The Commission insists the system will be more effective. Presenting the reform, the EU Commissioner for Home Affairs, Magnus Brunner, argued that the EU is “bringing order to Europe with stronger borders and more effective returns,” pointing to a sharp drop in illegal arrivals on certain routes as evidence that migration diplomacy is delivering results.
That message has been echoed by other senior EU figures. In a post on X, Commissioner Dubravka Šuica welcomed the adoption of the European Asylum and Migration Strategy as proof that the EU is “delivering an effective migration policy in line with our values,” built on partnerships with countries of origin and transit and on the creation of legal pathways.
Yet the architecture of the Pact itself suggests that the goal is not to turn off the tap, but to manage flows faster and more uniformly—flows that Brussels increasingly treats as inevitable. The first country of entry remains responsible for the asylum claim, while so-called “solidarity” among member states relies largely on financial contributions or operational support, rather than on any meaningful reduction in migratory pressure.
Tougher visas, with an economic back door
The new EU Visa Strategy, presented Thursday, January 29th, reinforces that same approach. Brussels plans tighter monitoring of visa-free regimes and explicitly links visa policy to third countries’ cooperation on readmission and returns. In cases of non-cooperation or what the EU defines as “hostile actions,” the Union reserves the right to suspend or restrict visa access.
At the same time, the Schengen area will move toward full digitalisation of short-stay visas, including online applications, e-visas, and pre-travel authorisations even for visa-exempt nationals. Multiple-entry visas will be facilitated for frequent travellers deemed “trusted.”

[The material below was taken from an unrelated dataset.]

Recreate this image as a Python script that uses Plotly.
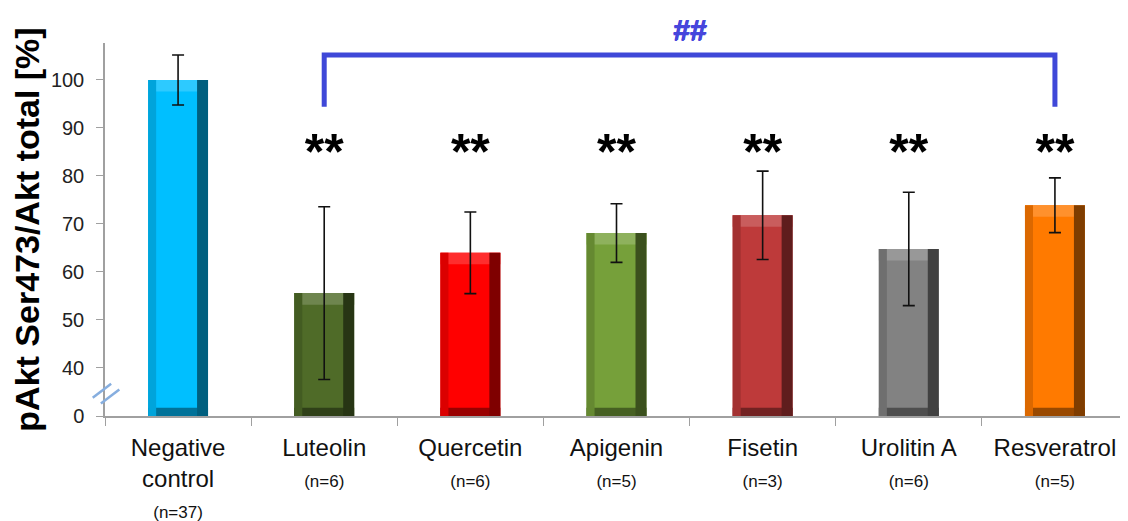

Alongside the security narrative, however, the Commission introduces the economic dimension without ambiguity. The strategy is paired with a recommendation aimed at attracting talent, streamlining and speeding up visas and residence permits for highly skilled workers, students, researchers, and entrepreneurs. The message is explicit: Europe does not want less immigration, but immigration better tailored to its labour-market needs.
‘Managing’ is not ‘stopping‘
The sharpest criticism comes from governments and analysts who argue that Brussels confuses administrative control with genuine control of migration flows. Balázs Orbán, political director to Hungary’s prime minister, accused the Commission of repeating the same logic it has followed for more than a decade: treating migration “not as a security or sovereignty issue, but as a manageable phenomenon and an economic policy tool.”
Orbán argued that the new Pact rests on a flawed assumption—that the system can be fixed through more procedures and more legal pathways, when the problem is structural. “Illegal entry alone triggers lengthy legal processes that keep people on EU territory for years, even when they ultimately receive no protection,” he wrote. The outcome, he warned, is not less migration but a redistribution of its consequences among member states.
‼️The Brussels elite continues to get migration fundamentally wrong. This was once again confirmed, as the @EU_Commission published its European Asylum and Migration Management Strategy. 👉 Once again, the focus is not on stopping migration, but on “managing” it. ❌️ According… pic.twitter.com/zfoAyJkumN
— Balázs Orbán (@BalazsOrban_HU) January 30, 2026
The EU’s new migration framework strengthens borders, expands databases, and accelerates procedures. But it does not propose a structural reduction in migration flows, nor a fundamental reassessment of a model that has made immigration a permanent pillar of Europe’s economic and demographic policy.